Asked for sharing his impression of the 2015 LOGIN Startup Fair, one of the biggest tech startup events in the Baltics held between 7–8 May in Vilnius, Marcin Hejka, Vice President and Managing Director of Intel Capital, Poland, revealed that he had observed “tremendous progress” in the Lithuanian market during the past 2 years. He also made a comment that “Lithuania has improved more than any other country in Central or Eastern Europe or even the most and has put itself very solidly on the map of important technological ecosystems in the region.”
Other investors also acknowledged achievements of Lithuanian entrepreneurs. “The Lithuanian startup ecosystem could be described in these five words: technical, perseverance, networkers, community, underserved,” shared Linus Dahg, Associate of Wellington Partners, UK. Yanki Margalit, social entrepreneur and investor from Israel, evaluated the projects presented at the fair even simpler: “Less marketing and more content.” Both of them agreed that Lithuania deserves more international attention (startuplithuania.lt, 2015).
This text is a step in this direction: it will present 5 facts about Lithuania which entrepreneurs and investors looking for new business opportunities should be aware of.
Fact 1: Lithuania’s competitiveness index is improving very fast.

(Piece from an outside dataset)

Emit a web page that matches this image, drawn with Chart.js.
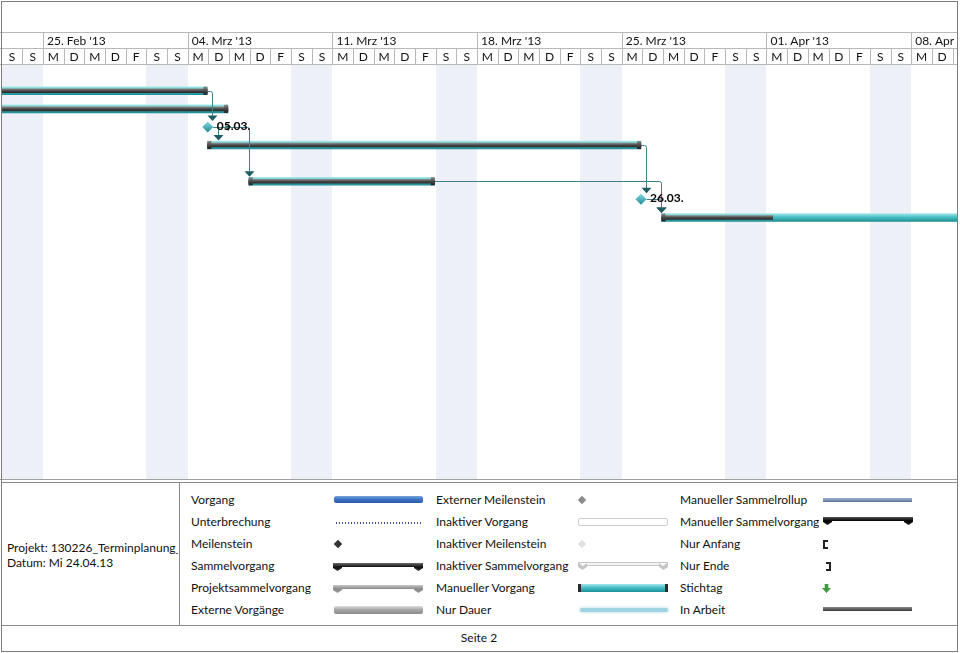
<!DOCTYPE html>
<html lang="de"><head><meta charset="utf-8">
<title>Gantt</title>
<script src="https://cdn.jsdelivr.net/npm/chart.js@4.4.1/dist/chart.umd.min.js"></script>
<style>
html,body{margin:0;padding:0;background:#fff}
body{width:960px;height:653px;position:relative;overflow:hidden;font-family:Lato,"Open Sans",Arial,sans-serif;font-size:12px;color:#111}
#c{position:absolute;left:0;top:0}
.t{position:absolute;line-height:14px;white-space:nowrap}
.s{position:absolute}
.hl{position:absolute;height:1px}
.vl{position:absolute;width:1px}
#frame{position:absolute;left:1px;top:1px;width:955px;height:649px;border:1px solid #7d7d7d;pointer-events:none}
.sum{clip-path:polygon(0 0,100% 0,100% 5px,calc(100% - 4.5px) 8px,calc(100% - 9px) 5px,calc(100% - 9px) 4px,9px 4px,9px 5px,4.5px 8px,0 5px);height:8px}
.dia{position:absolute;width:6px;height:6px;transform:rotate(45deg)}
</style></head><body>
<canvas id="c" width="960" height="481"></canvas>

<!-- legend / footer -->
<div class="hl" style="left:1px;top:482px;width:956px;background:#8a8a8a"></div>
<div class="vl" style="left:179px;top:482px;height:143px;background:#8a8a8a"></div>
<div class="hl" style="left:1px;top:625px;width:956px;background:#8a8a8a"></div>

<div class="t" style="left:7px;top:541px;width:171px;overflow:hidden">Projekt: 130226_Terminplanung_</div>
<div class="t" style="left:7px;top:556px">Datum: Mi 24.04.13</div>

<div class="t" style="left:191px;top:493px">Vorgang</div>
<div class="t" style="left:191px;top:515px">Unterbrechung</div>
<div class="t" style="left:191px;top:537px">Meilenstein</div>
<div class="t" style="left:191px;top:559px">Sammelvorgang</div>
<div class="t" style="left:191px;top:581px">Projektsammelvorgang</div>
<div class="t" style="left:191px;top:603px">Externe Vorgänge</div>

<div class="s" style="left:334px;top:496px;width:89px;height:7px;border-radius:2px;background:linear-gradient(#7aa6e0,#3f74c4 45%,#2a5aa8)"></div>
<div class="s" style="left:336px;top:522px;width:87px;height:2px;background:repeating-linear-gradient(90deg,#4a4f9e 0 1px,transparent 1px 3px)"></div>
<div class="dia" style="left:335px;top:541px;background:#333"></div>
<div class="s sum" style="left:333px;top:563px;width:90px;background:linear-gradient(#6a6a6a,#111 50%,#333)"></div>
<div class="s sum" style="left:333px;top:585px;width:90px;background:linear-gradient(#c8c8c8,#8a8a8a 50%,#9a9a9a)"></div>
<div class="s" style="left:334px;top:606px;width:89px;height:8px;border-radius:2px;background:linear-gradient(#dcdcdc,#a4a4a4 50%,#8c8c8c)"></div>

<div class="t" style="left:436px;top:493px">Externer Meilenstein</div>
<div class="t" style="left:436px;top:515px">Inaktiver Vorgang</div>
<div class="t" style="left:436px;top:537px">Inaktiver Meilenstein</div>
<div class="t" style="left:436px;top:559px">Inaktiver Sammelvorgang</div>
<div class="t" style="left:436px;top:581px">Manueller Vorgang</div>
<div class="t" style="left:436px;top:603px">Nur Dauer</div>

<div class="dia" style="left:579px;top:497px;background:#8c8c8c"></div>
<div class="s" style="left:578px;top:518px;width:88px;height:6px;border:1px solid #cfcfcf;border-radius:2px;background:#fff"></div>
<div class="dia" style="left:579px;top:541px;background:#e2e2e2"></div>
<div class="s sum" style="left:578px;top:562px;width:90px;background:#c6c6c6"></div>
<div class="s" style="left:579px;top:563px;width:8px;height:3px;background:#fff;clip-path:polygon(0 0,100% 0,50% 100%)"></div>
<div class="s" style="left:659px;top:563px;width:8px;height:3px;background:#fff;clip-path:polygon(0 0,100% 0,50% 100%)"></div>
<div class="s" style="left:587px;top:563px;width:72px;height:2px;background:#f4f4f4"></div>
<div class="s" style="left:578px;top:584px;width:84px;height:8px;border-left:3px solid #2a2a2a;border-right:3px solid #2a2a2a;background:linear-gradient(#a4e6e9,#45c0c7 45%,#1f8f98)"></div>
<div class="s" style="left:580px;top:608px;width:88px;height:4px;border-radius:2px;background:#9fd3e2;box-shadow:0 0 3px 1px #cfe9f1"></div>

<div class="t" style="left:680px;top:493px">Manueller Sammelrollup</div>
<div class="t" style="left:680px;top:515px">Manueller Sammelvorgang</div>
<div class="t" style="left:680px;top:537px">Nur Anfang</div>
<div class="t" style="left:680px;top:559px">Nur Ende</div>
<div class="t" style="left:680px;top:581px">Stichtag</div>
<div class="t" style="left:680px;top:603px">In Arbeit</div>

<div class="s" style="left:823px;top:498px;width:89px;height:4px;background:linear-gradient(#9fb2d0,#5d7299)"></div>
<div class="s sum" style="left:823px;top:517px;width:90px;background:linear-gradient(#555,#000 50%,#222)"></div>
<div class="s" style="left:823px;top:540px;width:3px;height:5px;border:2px solid #222;border-right:none"></div>
<div class="s" style="left:826px;top:562px;width:3px;height:5px;border:2px solid #222;border-left:none"></div>
<div class="s" style="left:822px;top:584px;width:9px;height:9px;background:#3e9a3e;clip-path:polygon(30% 0,70% 0,70% 45%,100% 45%,50% 100%,0 45%,30% 45%)"></div>
<div class="s" style="left:823px;top:607px;width:89px;height:4px;background:linear-gradient(#8a8a8a,#3a3a3a)"></div>

<div class="t" style="left:0;top:631px;width:958px;text-align:center">Seite 2</div>
<div id="frame"></div>

<script>
// ---- data (days counted from Sat 23.02.2013) ----
const weekLabels = ["25. Feb '13", "04. Mrz '13", "11. Mrz '13", "18. Mrz '13", "25. Mrz '13", "01. Apr '13", "08. Apr '13"];
const weekStartDays = [2, 9, 16, 23, 30, 37, 44];
const dayLetters = ['S', 'S', 'M', 'D', 'M', 'D', 'F'];   // Sa, So, Mo, Di, Mi, Do, Fr

const taskIds   = ['T1', 'T2', 'T3', 'T4', 'T5'];
const taskRows  = [1, 2, 4, 6, 8];
const taskStart = [-2, -2, 9.95, 11.95, 31.92];
const taskEnd   = [9.95, 10.95, 30.93, 20.95, 48];
const taskDone  = [9.95, 10.95, 30.93, 20.95, 37.3];

const msIds    = ['M1', 'M2'];
const msRows   = [3, 7];
const msDays   = [9.97, 30.93];
const msLabels = ['05.03.', '26.03.'];

const deadlineRows = [3];
const deadlineDays = [10.95];

const linkFrom = ['T1', 'M1', 'M1', 'T3', 'T4', 'M2'];
const linkTo   = ['M1', 'T3', 'T4', 'M2', 'T5', 'T5'];

// ---- styling helpers ----
function rowY(c) {
  const ys = c.chart.scales && c.chart.scales.y;
  if (!c.raw || !ys) return NaN;
  return ys.getPixelForValue(c.raw.y);
}
function grad(c, half, stops, fallback) {
  const y = rowY(c);
  if (!isFinite(y)) return fallback;
  const g = c.chart.ctx.createLinearGradient(0, y - half, 0, y + half);
  stops.forEach(([o, col]) => g.addColorStop(o, col));
  return g;
}
const cyanFill = c => grad(c, 4, [[0, '#a8e7ea'], [0.35, '#58c9cf'], [1, '#1f8e97']], '#45bfc6');
const greyFill = c => grad(c, 2, [[0, '#8c8c8c'], [0.5, '#4a4a4a'], [1, '#2a2a2a']], '#4a4a4a');
const msFill   = c => grad(c, 5, [[0, '#7fd6db'], [1, '#238e97']], '#3aa8b0');

const HEADER_TOP = 32, HEADER_MID = 48;

const ganttPlugin = {
  id: 'gantt',
  beforeDraw(chart) {
    const { ctx, chartArea: a, scales: { x } } = chart;
    const px = v => x.getPixelForValue(v);
    ctx.save();
    ctx.fillStyle = '#fff';
    ctx.fillRect(0, 0, chart.width, chart.height);
    ctx.beginPath(); ctx.rect(0, 0, a.right, chart.height); ctx.clip();
    // weekend shading
    ctx.fillStyle = '#edf0f6';
    for (let d = Math.floor(x.min); d < x.max; d++) {
      if (((d % 7) + 7) % 7 < 2) {
        const x0 = Math.round(px(d)), x1 = Math.round(px(d + 1));
        ctx.fillRect(x0, a.top, x1 - x0, a.bottom - a.top);
      }
    }
    // header grid
    ctx.strokeStyle = '#b8b8b8'; ctx.lineWidth = 1;
    ctx.beginPath();
    [HEADER_TOP, HEADER_MID, a.top - 1].forEach(yy => { ctx.moveTo(0, yy + 0.5); ctx.lineTo(a.right, yy + 0.5); });
    weekStartDays.forEach(d => { const xx = Math.round(px(d)) + 0.5; ctx.moveTo(xx, HEADER_TOP); ctx.lineTo(xx, HEADER_MID); });
    for (let d = Math.floor(x.min) + 1; d < x.max; d++) { const xx = Math.round(px(d)) + 0.5; ctx.moveTo(xx, HEADER_MID); ctx.lineTo(xx, a.top - 1); }
    ctx.stroke();
    ctx.beginPath(); ctx.strokeStyle = '#a0a0a0';
    ctx.moveTo(0, a.bottom - 0.5); ctx.lineTo(chart.width, a.bottom - 0.5); ctx.stroke();
    // header text
    ctx.fillStyle = '#111'; ctx.font = '12px Lato, "Open Sans", sans-serif'; ctx.textBaseline = 'middle';
    ctx.textAlign = 'left';
    weekLabels.forEach((lab, i) => ctx.fillText(lab, px(weekStartDays[i]) + 4, (HEADER_TOP + HEADER_MID) / 2 + 1));
    ctx.textAlign = 'center';
    for (let d = Math.floor(x.min); d < x.max; d++) {
      ctx.fillText(dayLetters[((d % 7) + 7) % 7], px(d + 0.5), (HEADER_MID + a.top) / 2 + 1);
    }
    ctx.restore();
  },
  afterDatasetsDraw(chart) {
    const { ctx, chartArea: a, scales: { x, y } } = chart;
    const px = v => x.getPixelForValue(v), py = v => y.getPixelForValue(v);
    ctx.save();
    ctx.beginPath(); ctx.rect(a.left - 2, a.top, a.right - a.left + 2, a.bottom - a.top); ctx.clip();
    // manual task end caps
    taskIds.forEach((id, i) => {
      const yc = py(taskRows[i]);
      const g = ctx.createLinearGradient(0, yc - 4, 0, yc + 4);
      g.addColorStop(0, '#8a8a8a'); g.addColorStop(0.5, '#4a4a4a'); g.addColorStop(1, '#1e1e1e');
      ctx.fillStyle = g;
      if (taskStart[i] >= x.min) ctx.fillRect(px(taskStart[i]), yc - 4, 4, 8);
      if (taskEnd[i] <= x.max) ctx.fillRect(px(taskEnd[i]) - 4, yc - 4, 4, 8);
    });
    // links
    const node = id => {
      let i = taskIds.indexOf(id);
      if (i >= 0) return { start: px(taskStart[i]), end: px(taskEnd[i]), y: py(taskRows[i]), half: 4 };
      i = msIds.indexOf(id);
      return { start: px(msDays[i]), end: px(msDays[i]) + 5.5, y: py(msRows[i]), half: 5.5 };
    };
    linkFrom.forEach((f, k) => {
      const s = node(f), t = node(linkTo[k]);
      const xl = Math.round(Math.max(t.start, s.end + 5)) + 0.5;
      const ys = Math.round(s.y) + 0.5;
      const tip = t.y - t.half - 0.5;
      ctx.strokeStyle = '#3c8288'; ctx.lineWidth = 1;
      ctx.beginPath();
      ctx.moveTo(s.end, ys); ctx.lineTo(xl - 2, ys);
      ctx.quadraticCurveTo(xl, ys, xl, ys + 2);
      ctx.lineTo(xl, tip - 5);
      ctx.stroke();
      ctx.fillStyle = '#1c5c62';
      ctx.beginPath();
      ctx.moveTo(xl - 5, tip - 5.5); ctx.lineTo(xl + 5, tip - 5.5); ctx.lineTo(xl, tip); ctx.closePath();
      ctx.fill();
    });
    // milestone labels
    ctx.fillStyle = '#000'; ctx.font = 'bold 12px Lato, "Open Sans", sans-serif';
    ctx.textBaseline = 'middle'; ctx.textAlign = 'left';
    msLabels.forEach((lab, i) => ctx.fillText(lab, px(msDays[i]) + 9, py(msRows[i]) - 1));
    ctx.restore();
  }
};

new Chart(document.getElementById('c'), {
  type: 'bar',
  data: {
    datasets: [
      { type: 'bar', label: 'Manueller Vorgang', data: taskRows.map((r, i) => ({ x: [taskStart[i], taskEnd[i]], y: r })),
        backgroundColor: cyanFill, barThickness: 8, borderWidth: 0, grouped: false, order: 3 },
      { type: 'bar', label: 'In Arbeit', data: taskRows.map((r, i) => ({ x: [taskStart[i], taskDone[i]], y: r })),
        backgroundColor: greyFill, barThickness: 4, borderWidth: 0, grouped: false, order: 2 },
      { type: 'scatter', indexAxis: 'x', label: 'Meilenstein', data: msRows.map((r, i) => ({ x: msDays[i], y: r })),
        pointStyle: 'rectRot', pointRadius: 5.5, backgroundColor: msFill, borderWidth: 0, showLine: false, order: 1 },
      { type: 'scatter', indexAxis: 'x', label: 'Stichtag', data: deadlineRows.map((r, i) => ({ x: deadlineDays[i], y: r + 0.05 })),
        pointStyle: 'triangle', rotation: 180, pointRadius: 3.5, backgroundColor: '#2d5c3c', borderWidth: 0, showLine: false, order: 0 }
    ]
  },
  options: {
    indexAxis: 'y', responsive: false, maintainAspectRatio: false, animation: false, devicePixelRatio: 1,
    layout: { autoPadding: false, padding: { left: 1.7, right: 3, top: 65, bottom: 1 } },
    scales: {
      x: { type: 'linear', min: 0, max: (957 - 1.7) / 20.67, offset: false, grace: 0, bounds: 'data', display: false },
      y: { type: 'linear', min: -0.42, max: 22.5, reverse: true, offset: false, grace: 0, bounds: 'data', display: false }
    },
    plugins: { legend: { display: false }, tooltip: { enabled: false } },
    events: []
  },
  plugins: [ganttPlugin]
});
</script>
</body></html>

In the 2015 IMD World Competitiveness ranking of 61 selected countries, it ranks 28th. It is a 6-position improvement since last year. This is the best Lithuania’s result so far as well as the best performance in the region this year. Estonia has declined by 1 position to the 31st, Poland has moved up by 3 positions to the 33rd, Latvia has declined by 8 positions to the 43rd. Lithuania has improved its competitiveness index in 6 categories: (1) by 7 positions in the economic growth category (from 44 in 2014 to 37 in 2015), (2) by 12 positions in the business effectiveness category (from 35 to 23), (3) by 13 positions in the availability of risk capital category (from 24 to 11), (4) by 8 positions in the international investment category (from 49 to 41), (5) by 7 positions in the government efficiency category (from 32 to 25) and (6) by 15 positions in the ease of doing business category (from 32 to 17) (startuplithuania.lt, 2015).
Fact 2: “2014 was a record year for Lithuanian startups". This is how Enterprise Lithuania (2015) has summarised the results of the Startup Lithuania 2014 survey, which has evaluated the performance of 52 innovative IT startups. Last year they attracted EUR 46 million in investment, had 405 employees and paid over EUR 2 million in tax in total. In 2013 these figures were much lower: there were EUR 34 million in investment, over 200 employees and approx. EUR 0.5 million tax. In addition, 2014 marks some other positive changes: branches of Game Insight, WIX, Uber were established, the game industry was developing successfully and a life sciences startup ecosystem project was launched. For more information on the achievements of the Lithuanian startup community last year, please see the survey overview.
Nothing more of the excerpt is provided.